The company is currently rolling RELEX out to its 166 stores and seven distribution centres in Australia to get more insight into shelf availability, which could reduce inventory levels required.
The partnership – first announced in April – “is the largest single project from a dollar cost perspective we’ve ever done in Officeworks’ history,” Hunter said.
The partnership is intended to streamline Officeworks’ complex inventory processes, reduce complications when managing the supply of products with long lead times, lower customer delivery delays and cut working capital and operational costs.
Hunter said RELEX “will help us bring the right range into the right store for the right customer at the right time, and take costs out of filling shelves, so we can put them into serving our customers.”
She did not share many details on the platform’s capabilities or how it works – saying: “I’m conscious that this is a competitive environment and I can’t let all the secrets out of the bag,” – but broadly summarised its expected outcomes.
“We are going to transform the supply and demand planning tree from the flow of stock from the supplier all the way through to when it lands in a customer’s hand.

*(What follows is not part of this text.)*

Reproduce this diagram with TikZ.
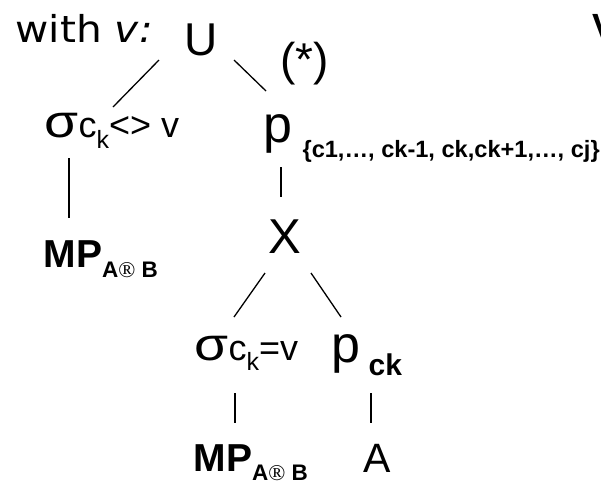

“Some of our competitors, particularly pure-play online [firms] are really good at this. For example, if you are browsing on an Amazon website and they know that you’re hungry – it’s a little creepy- but they’re probably already taking it and putting it in your basket even though you haven’t put your credit card details in.

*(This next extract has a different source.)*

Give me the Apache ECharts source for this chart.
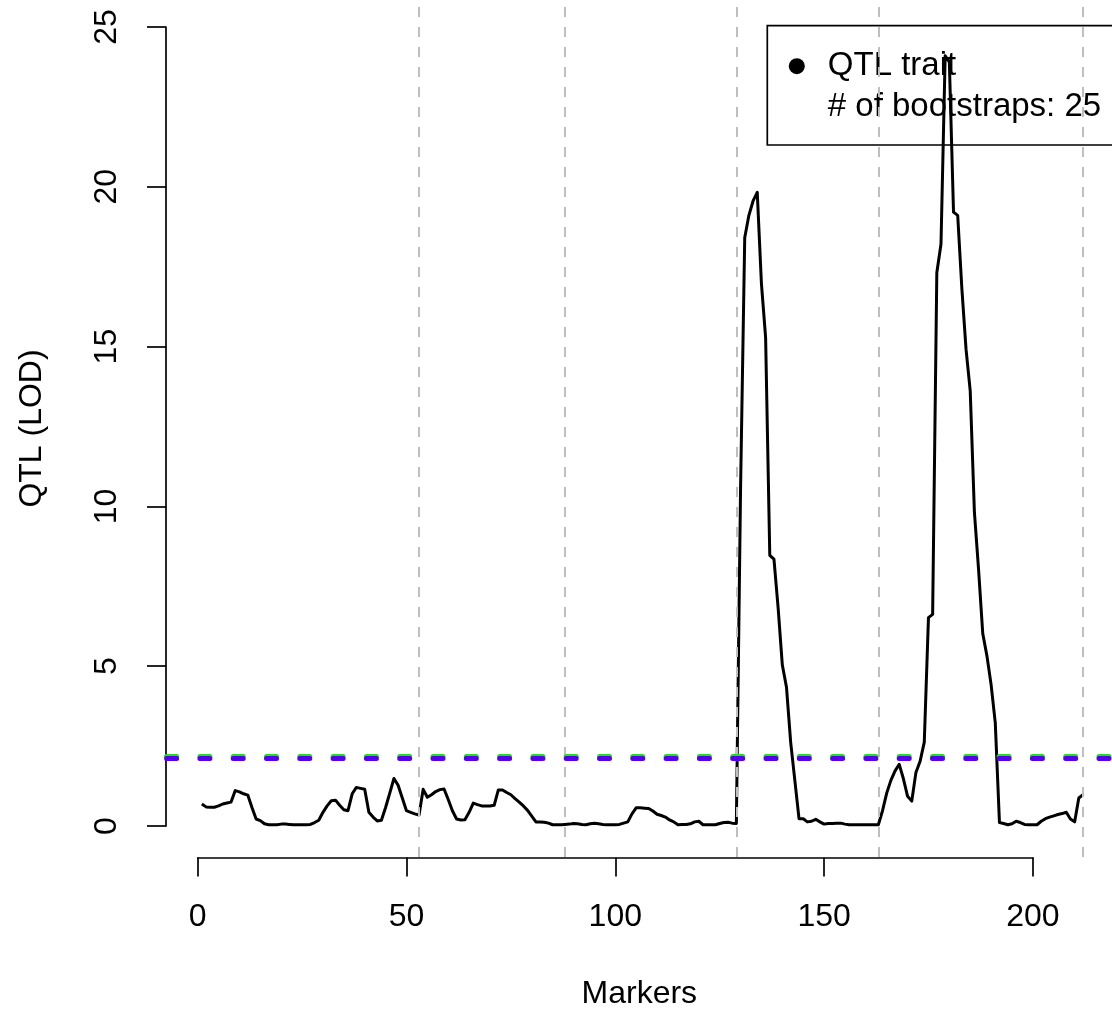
<!DOCTYPE html>
<html><head><meta charset="utf-8">
<script src="https://cdn.jsdelivr.net/npm/echarts@6/dist/echarts.min.js"></script>
<style>html,body{margin:0;padding:0;background:#fff}#c{width:1112px;height:1015px}</style>
</head><body><div id="c"></div>
<script>
// LOD score per marker (marker index = position in array + 1)
const lod = [
  0.66,0.57,0.56,0.56,0.60,0.66,0.69,0.72,1.08,1.04,
  0.98,0.94,0.55,0.19,0.14,0.04,0.01,0.01,0.01,0.03,
  0.03,0.02,0.01,0.01,0.01,0.01,0.02,0.08,0.15,0.40,
  0.60,0.76,0.78,0.62,0.48,0.45,0.98,1.18,1.15,1.12,
  0.40,0.25,0.13,0.15,0.55,1.00,1.46,1.25,0.85,0.45,
  0.40,0.35,0.31,1.12,0.87,0.95,1.05,1.11,1.13,0.80,
  0.45,0.19,0.16,0.17,0.40,0.69,0.64,0.60,0.60,0.60,
  0.62,1.10,1.10,1.02,0.95,0.83,0.72,0.60,0.46,0.28,
  0.10,0.10,0.09,0.06,0.01,0.01,0.01,0.02,0.03,0.05,
  0.04,0.02,0.01,0.04,0.06,0.04,0.02,0.01,0.01,0.01,
  0.02,0.06,0.10,0.35,0.54,0.54,0.53,0.52,0.44,0.34,
  0.30,0.25,0.16,0.10,0.01,0.02,0.02,0.04,0.10,0.12,
  0.01,0.01,0.01,0.01,0.05,0.08,0.09,0.06,0.05,10.5,
  18.4,19.1,19.55,19.82,16.96,15.28,8.45,8.33,6.8,5.02,
  4.32,2.6,1.4,0.2,0.2,0.1,0.12,0.18,0.1,0.03,
  0.05,0.05,0.06,0.06,0.03,0.01,0.01,0.01,0.01,0.01,
  0.01,0.01,0.01,0.45,1.0,1.4,1.7,1.9,1.45,0.9,
  0.75,1.65,2.0,2.6,6.5,6.6,17.3,18.2,24.1,23.9,
  19.2,19.1,16.8,14.9,13.6,9.8,8.0,6.0,5.3,4.4,
  3.2,0.08,0.05,0.01,0.04,0.12,0.08,0.02,0.01,0.01,
  0.01,0.12,0.2,0.25,0.29,0.33,0.36,0.4,0.19,0.1,
  0.85,0.95
];
// last marker of each chromosome (grey dashed separators)
const chrEnds = [53, 88, 129, 163, 212];
// significance thresholds
const thresholdGreen = 2.16;
const thresholdPurple = 2.09;
const xTickMax = 200, xTickStep = 50;
const yTickMax = 25, yTickStep = 5;
const xTitle = 'Markers';
const yTitle = 'QTL (LOD)';
const legendLabels = ['QTL trait', '# of bootstraps: 25'];

const F = '"Liberation Sans", Arial, Helvetica, sans-serif';
const seriesData = lod.map((v, i) => [i + 1, v]);

const chart = echarts.init(document.getElementById('c'), null, {renderer: 'canvas'});
chart.setOption({
  animation: false,
  backgroundColor: '#ffffff',
  grid: [
    {left: 166.6, right: 0, top: 0, bottom: 157},
    {left: 197.7, width: 835.2, top: 27, bottom: 189}
  ],
  xAxis: [
    {type: 'value', gridIndex: 0, min: -7.44, max: 218.95,
     axisLine: {show: false}, axisTick: {show: false}, axisLabel: {show: false}, splitLine: {show: false},
     name: xTitle, nameLocation: 'middle', nameGap: 121,
     nameTextStyle: {fontFamily: F, fontSize: 32, color: '#000'}},
    {type: 'value', gridIndex: 1, min: 0, max: xTickMax, interval: xTickStep, offset: 31.5,
     axisLine: {show: true, onZero: false, lineStyle: {color: '#000', width: 1.7}},
     axisTick: {show: true, length: 19, lineStyle: {color: '#000', width: 1.7}},
     axisLabel: {margin: 44, fontFamily: F, fontSize: 32, color: '#000'},
     splitLine: {show: false}}
  ],
  yAxis: [
    {type: 'value', gridIndex: 0, min: -1, max: 25.845,
     axisLine: {show: false}, axisTick: {show: false}, axisLabel: {show: false}, splitLine: {show: false},
     name: yTitle, nameLocation: 'middle', nameGap: 118, nameRotate: 90,
     nameTextStyle: {fontFamily: F, fontSize: 32, color: '#000'}},
    {type: 'value', gridIndex: 1, min: 0, max: yTickMax, interval: yTickStep, offset: 31.7,
     axisLine: {show: true, onZero: false, lineStyle: {color: '#000', width: 1.7}},
     axisTick: {show: true, length: 19, lineStyle: {color: '#000', width: 1.7}},
     axisLabel: {margin: 43, rotate: 90, fontFamily: F, fontSize: 32, color: '#000'},
     splitLine: {show: false}}
  ],
  legend: {
    left: 767.3, top: 25.7, orient: 'vertical',
    padding: [24, 40, 21.3, 21.5],
    borderColor: '#000', borderWidth: 1.7, borderRadius: 0,
    itemWidth: 52, itemHeight: 16, itemGap: 8,
    selectedMode: false,
    textStyle: {fontFamily: F, fontSize: 33, color: '#000', lineHeight: 33},
    data: [
      {name: legendLabels[0], icon: 'circle', itemStyle: {color: '#000'}},
      {name: legendLabels[1], icon: 'circle', itemStyle: {color: 'rgba(0,0,0,0)', opacity: 0}}
    ]
  },
  series: [
    {name: legendLabels[0], type: 'line', xAxisIndex: 0, yAxisIndex: 0, z: 2,
     data: seriesData, showSymbol: false, symbol: 'none', silent: true,
     itemStyle: {color: '#000'},
     lineStyle: {color: '#000', width: 3, join: 'round'}},
    {name: legendLabels[1], type: 'line', xAxisIndex: 0, yAxisIndex: 0, data: []},
    {name: 'guides', type: 'line', xAxisIndex: 0, yAxisIndex: 0, z: 3, data: [], silent: true,
     markLine: {
       silent: true, symbol: ['none', 'none'], label: {show: false}, animation: false,
       emphasis: {disabled: true},
       data: chrEnds.map(x => ({xAxis: x, lineStyle: {color: '#BEBEBE', width: 2, type: [10, 10]}}))
         .concat([
           {yAxis: thresholdGreen, lineStyle: {color: '#22DD22', width: 5, type: [10, 23.3], cap: 'round'}},
           {yAxis: thresholdPurple, lineStyle: {color: '#5500E6', width: 5, type: [10, 23.3], cap: 'round'}}
         ])
     }}
  ]
});
</script></body></html>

“We’re not going that creepy – but we’re going to go pretty smart here.”
The improved supply chain mangement efficiencies would also have environmental benefits, she said.
“This will help us reduce our scope one, scope two and scope three emissions…this will help us know the component tree that we need to order so we reduce waste to landfill.”
Scraping competitors’ sites “twice a day” for price beat guarantee
Hunter said that Officeworks had worked on “understanding and knowing how our customers through how they transact with us for a very, very long time.”
In 2003 Officeworks launched its first data warehouse – a SAP Business Warehouse called “Merchworks” – Hunter said that SAP “is still the backbone of how we run our business today.”
“We recognised that customer data and first-party customer data were going to be critical to retail in the future.”
The next step was launching Officeworks’ first transactional website in 2006.
“In the last year, our website has made over a billion dollars in sales; it’s our biggest store.”
Hunter said that “another practical example of how we’ve been driving customer insights into actions” was when the company deployed scraping technology to progress its flagship “price-beat guarantee” from being reactive to proactive.
Hunter said that the 15-year-old policy – “if you come into Officeworks with a rival company’s catalogue showing you can buy the same product somewhere else and it’s cheaper then we’ll beat it by five percent” – was transformed in 2017.
“About six years we started scraping prices; we invested in some technology because we thought, ‘Well actually that’s really reactive’; if we knew what was happening online we’d be able to anticipate those price changes and proactively price speed; and now we proactively price check twice a day,” she said.
The upgrade was imperative for two reasons. Firstly, if customers were finding Officeworks’ competitors offering cheaper products online they would buy from the rival office supplier instead of asking for the price-beat guarantee.
“It needed to be in real-time; we live in a world where people check prices on their phones all the time,” Hunter said.
“Ninety-four percent of our customers start their journey by shopping with us online or on a mobile phone; that’s where they start even though a lot of them still end up in-store.”
Secondly, Officeworks needed to automate setting prices lower than its competitors because the human resource costs of constantly digging through rivals’ catalogues would be too high.
“We couldn’t do it with people… it would have just been too many people and just too expensive to do.”